## begin

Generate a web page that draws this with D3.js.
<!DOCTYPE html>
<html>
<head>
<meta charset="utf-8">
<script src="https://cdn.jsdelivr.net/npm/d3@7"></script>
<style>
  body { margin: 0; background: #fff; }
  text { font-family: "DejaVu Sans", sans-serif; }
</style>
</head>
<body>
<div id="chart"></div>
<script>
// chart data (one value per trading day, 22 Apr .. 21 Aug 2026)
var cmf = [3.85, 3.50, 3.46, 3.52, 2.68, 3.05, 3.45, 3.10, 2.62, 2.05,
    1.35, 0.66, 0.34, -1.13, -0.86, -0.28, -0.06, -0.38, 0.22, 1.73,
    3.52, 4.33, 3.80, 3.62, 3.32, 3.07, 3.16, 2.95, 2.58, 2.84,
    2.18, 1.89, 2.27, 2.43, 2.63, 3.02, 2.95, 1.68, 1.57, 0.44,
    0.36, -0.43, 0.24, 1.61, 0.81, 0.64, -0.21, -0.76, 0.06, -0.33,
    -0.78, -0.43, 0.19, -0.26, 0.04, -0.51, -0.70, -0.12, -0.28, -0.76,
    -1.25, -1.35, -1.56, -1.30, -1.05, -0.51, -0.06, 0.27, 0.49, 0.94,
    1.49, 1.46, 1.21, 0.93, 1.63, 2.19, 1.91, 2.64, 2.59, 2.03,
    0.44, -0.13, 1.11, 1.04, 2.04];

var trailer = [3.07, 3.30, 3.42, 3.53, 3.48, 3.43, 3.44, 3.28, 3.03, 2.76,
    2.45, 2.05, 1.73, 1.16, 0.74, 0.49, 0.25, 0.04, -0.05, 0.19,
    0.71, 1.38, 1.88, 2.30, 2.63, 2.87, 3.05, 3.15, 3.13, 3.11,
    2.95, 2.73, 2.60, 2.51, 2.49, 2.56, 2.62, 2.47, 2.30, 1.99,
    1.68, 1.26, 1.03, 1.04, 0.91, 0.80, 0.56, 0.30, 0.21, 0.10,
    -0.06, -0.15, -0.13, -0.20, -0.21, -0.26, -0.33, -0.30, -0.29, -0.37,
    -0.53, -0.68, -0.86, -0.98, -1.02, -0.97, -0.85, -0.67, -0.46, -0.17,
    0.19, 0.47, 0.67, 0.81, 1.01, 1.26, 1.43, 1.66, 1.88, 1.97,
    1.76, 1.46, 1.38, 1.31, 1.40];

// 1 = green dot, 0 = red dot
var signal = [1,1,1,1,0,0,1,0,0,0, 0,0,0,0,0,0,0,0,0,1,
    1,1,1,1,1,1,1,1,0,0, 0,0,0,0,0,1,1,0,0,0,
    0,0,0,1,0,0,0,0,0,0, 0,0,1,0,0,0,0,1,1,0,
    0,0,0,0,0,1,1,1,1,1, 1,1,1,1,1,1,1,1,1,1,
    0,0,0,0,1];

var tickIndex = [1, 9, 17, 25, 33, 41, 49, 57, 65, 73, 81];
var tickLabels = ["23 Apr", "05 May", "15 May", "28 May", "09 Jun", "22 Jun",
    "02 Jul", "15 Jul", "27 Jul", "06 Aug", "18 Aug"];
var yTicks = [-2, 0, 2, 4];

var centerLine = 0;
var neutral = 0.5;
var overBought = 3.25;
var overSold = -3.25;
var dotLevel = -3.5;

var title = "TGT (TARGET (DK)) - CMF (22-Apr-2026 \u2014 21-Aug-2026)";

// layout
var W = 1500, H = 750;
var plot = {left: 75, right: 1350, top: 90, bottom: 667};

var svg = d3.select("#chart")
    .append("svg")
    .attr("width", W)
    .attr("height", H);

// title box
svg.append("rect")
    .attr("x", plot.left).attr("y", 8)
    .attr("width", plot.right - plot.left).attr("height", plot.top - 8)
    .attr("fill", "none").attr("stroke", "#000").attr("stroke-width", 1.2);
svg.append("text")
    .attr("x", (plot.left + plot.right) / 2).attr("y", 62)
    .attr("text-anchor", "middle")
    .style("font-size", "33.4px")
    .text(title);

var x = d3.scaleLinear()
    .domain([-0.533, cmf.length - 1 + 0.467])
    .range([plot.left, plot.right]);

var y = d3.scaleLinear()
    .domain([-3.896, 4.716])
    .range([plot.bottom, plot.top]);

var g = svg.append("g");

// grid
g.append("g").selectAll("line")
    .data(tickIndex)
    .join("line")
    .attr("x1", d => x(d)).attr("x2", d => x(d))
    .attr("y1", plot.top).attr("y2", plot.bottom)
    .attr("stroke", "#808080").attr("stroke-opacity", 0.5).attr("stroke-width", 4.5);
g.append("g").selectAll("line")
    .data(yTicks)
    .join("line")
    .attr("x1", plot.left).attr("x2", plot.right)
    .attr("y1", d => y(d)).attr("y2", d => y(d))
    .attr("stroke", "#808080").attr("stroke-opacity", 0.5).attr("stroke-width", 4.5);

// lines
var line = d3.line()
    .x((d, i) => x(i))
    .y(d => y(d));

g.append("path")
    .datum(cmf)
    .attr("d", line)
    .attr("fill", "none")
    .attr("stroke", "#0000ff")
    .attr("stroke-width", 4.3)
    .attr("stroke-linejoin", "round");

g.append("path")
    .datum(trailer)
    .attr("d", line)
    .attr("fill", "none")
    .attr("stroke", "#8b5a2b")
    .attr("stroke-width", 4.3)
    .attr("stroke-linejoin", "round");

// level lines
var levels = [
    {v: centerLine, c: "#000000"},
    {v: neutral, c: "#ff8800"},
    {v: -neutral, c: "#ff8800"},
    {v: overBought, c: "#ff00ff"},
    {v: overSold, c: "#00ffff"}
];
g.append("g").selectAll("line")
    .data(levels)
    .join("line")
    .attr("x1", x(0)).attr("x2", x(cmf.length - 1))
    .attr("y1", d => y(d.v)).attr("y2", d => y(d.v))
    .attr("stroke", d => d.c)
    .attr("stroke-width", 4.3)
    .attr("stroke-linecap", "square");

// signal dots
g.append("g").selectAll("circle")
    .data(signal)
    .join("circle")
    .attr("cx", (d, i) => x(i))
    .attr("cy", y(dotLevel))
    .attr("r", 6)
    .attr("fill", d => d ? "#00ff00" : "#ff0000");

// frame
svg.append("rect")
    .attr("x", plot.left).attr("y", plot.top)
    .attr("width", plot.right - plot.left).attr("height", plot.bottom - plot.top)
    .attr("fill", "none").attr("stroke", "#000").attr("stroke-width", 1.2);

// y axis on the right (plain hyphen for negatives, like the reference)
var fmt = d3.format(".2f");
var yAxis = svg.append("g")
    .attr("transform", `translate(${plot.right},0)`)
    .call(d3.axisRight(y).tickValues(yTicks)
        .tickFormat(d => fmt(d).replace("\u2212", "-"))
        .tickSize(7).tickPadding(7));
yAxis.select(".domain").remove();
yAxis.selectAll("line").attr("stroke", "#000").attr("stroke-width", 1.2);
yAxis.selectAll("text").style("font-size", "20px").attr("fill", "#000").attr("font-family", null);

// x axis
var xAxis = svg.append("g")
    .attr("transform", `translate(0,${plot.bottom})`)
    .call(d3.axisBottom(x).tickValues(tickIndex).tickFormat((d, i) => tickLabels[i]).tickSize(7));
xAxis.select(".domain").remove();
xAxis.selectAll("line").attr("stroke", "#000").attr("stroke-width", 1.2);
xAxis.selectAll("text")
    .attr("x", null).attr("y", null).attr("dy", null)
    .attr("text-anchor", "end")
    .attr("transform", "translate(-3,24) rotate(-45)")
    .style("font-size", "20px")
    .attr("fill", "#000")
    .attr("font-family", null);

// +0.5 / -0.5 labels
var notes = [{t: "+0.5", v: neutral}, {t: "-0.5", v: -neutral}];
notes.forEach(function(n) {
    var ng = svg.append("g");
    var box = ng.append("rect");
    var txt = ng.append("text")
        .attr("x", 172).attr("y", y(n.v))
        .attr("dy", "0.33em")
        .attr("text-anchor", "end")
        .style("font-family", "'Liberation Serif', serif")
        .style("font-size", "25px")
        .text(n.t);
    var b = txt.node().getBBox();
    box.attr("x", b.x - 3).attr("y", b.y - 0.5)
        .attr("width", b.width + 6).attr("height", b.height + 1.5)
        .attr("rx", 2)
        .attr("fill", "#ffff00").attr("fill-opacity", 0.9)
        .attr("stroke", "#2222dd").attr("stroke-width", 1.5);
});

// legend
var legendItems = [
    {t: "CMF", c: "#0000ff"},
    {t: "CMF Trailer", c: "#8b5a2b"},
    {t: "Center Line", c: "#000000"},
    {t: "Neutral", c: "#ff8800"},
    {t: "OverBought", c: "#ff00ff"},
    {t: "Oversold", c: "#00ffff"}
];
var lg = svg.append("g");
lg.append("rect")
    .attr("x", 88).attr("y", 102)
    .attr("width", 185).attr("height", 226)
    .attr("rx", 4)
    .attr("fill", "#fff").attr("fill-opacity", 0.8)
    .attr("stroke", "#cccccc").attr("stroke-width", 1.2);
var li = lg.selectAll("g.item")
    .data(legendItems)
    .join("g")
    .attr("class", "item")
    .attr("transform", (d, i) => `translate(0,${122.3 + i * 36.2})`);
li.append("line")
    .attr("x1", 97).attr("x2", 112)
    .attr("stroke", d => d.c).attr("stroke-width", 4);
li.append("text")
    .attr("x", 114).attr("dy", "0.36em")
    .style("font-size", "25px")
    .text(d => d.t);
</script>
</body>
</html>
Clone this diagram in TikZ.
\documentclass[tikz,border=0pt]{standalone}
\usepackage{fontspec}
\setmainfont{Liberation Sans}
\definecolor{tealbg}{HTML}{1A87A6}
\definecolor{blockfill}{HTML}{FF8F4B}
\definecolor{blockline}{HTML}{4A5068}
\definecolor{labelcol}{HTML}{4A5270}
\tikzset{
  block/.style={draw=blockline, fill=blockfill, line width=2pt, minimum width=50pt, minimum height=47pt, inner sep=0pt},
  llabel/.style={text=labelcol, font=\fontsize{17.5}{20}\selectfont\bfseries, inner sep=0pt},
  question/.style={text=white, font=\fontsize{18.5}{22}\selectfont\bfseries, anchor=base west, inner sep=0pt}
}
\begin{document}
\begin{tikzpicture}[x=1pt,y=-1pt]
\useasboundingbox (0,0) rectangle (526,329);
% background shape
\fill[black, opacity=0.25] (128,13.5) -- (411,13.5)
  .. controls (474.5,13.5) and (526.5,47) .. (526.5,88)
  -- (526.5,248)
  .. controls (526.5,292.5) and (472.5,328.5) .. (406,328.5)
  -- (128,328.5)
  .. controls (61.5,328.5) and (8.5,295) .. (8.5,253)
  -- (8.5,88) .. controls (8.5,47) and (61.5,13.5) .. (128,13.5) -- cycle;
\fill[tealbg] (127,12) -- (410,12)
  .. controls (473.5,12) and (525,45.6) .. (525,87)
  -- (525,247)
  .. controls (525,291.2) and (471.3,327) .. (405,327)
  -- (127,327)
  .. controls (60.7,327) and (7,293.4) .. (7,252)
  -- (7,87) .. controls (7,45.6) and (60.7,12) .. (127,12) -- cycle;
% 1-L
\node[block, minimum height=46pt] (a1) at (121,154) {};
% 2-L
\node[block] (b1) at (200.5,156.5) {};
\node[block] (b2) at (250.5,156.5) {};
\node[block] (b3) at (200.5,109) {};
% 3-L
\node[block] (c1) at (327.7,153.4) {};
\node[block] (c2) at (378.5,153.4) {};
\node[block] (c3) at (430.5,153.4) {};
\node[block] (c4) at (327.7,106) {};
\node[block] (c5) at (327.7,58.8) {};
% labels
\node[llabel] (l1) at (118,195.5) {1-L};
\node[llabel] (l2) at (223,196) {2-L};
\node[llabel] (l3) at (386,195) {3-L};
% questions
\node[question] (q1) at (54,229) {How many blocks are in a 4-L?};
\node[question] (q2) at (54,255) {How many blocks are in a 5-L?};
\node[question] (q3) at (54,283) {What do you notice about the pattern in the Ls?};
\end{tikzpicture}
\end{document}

## end

#### WHAT IS BEING ASKED
Each line from the start of the listing above through the line containing "0.44, -0.13, 1.11, 1.04, 2.04];" should be copied exactly, please, with no other lines added.

#### PROBLEM SOLUTION
Generate a web page that draws this with D3.js.
<!DOCTYPE html>
<html>
<head>
<meta charset="utf-8">
<script src="https://cdn.jsdelivr.net/npm/d3@7"></script>
<style>
  body { margin: 0; background: #fff; }
  text { font-family: "DejaVu Sans", sans-serif; }
</style>
</head>
<body>
<div id="chart"></div>
<script>
// chart data (one value per trading day, 22 Apr .. 21 Aug 2026)
var cmf = [3.85, 3.50, 3.46, 3.52, 2.68, 3.05, 3.45, 3.10, 2.62, 2.05,
    1.35, 0.66, 0.34, -1.13, -0.86, -0.28, -0.06, -0.38, 0.22, 1.73,
    3.52, 4.33, 3.80, 3.62, 3.32, 3.07, 3.16, 2.95, 2.58, 2.84,
    2.18, 1.89, 2.27, 2.43, 2.63, 3.02, 2.95, 1.68, 1.57, 0.44,
    0.36, -0.43, 0.24, 1.61, 0.81, 0.64, -0.21, -0.76, 0.06, -0.33,
    -0.78, -0.43, 0.19, -0.26, 0.04, -0.51, -0.70, -0.12, -0.28, -0.76,
    -1.25, -1.35, -1.56, -1.30, -1.05, -0.51, -0.06, 0.27, 0.49, 0.94,
    1.49, 1.46, 1.21, 0.93, 1.63, 2.19, 1.91, 2.64, 2.59, 2.03,
    0.44, -0.13, 1.11, 1.04, 2.04];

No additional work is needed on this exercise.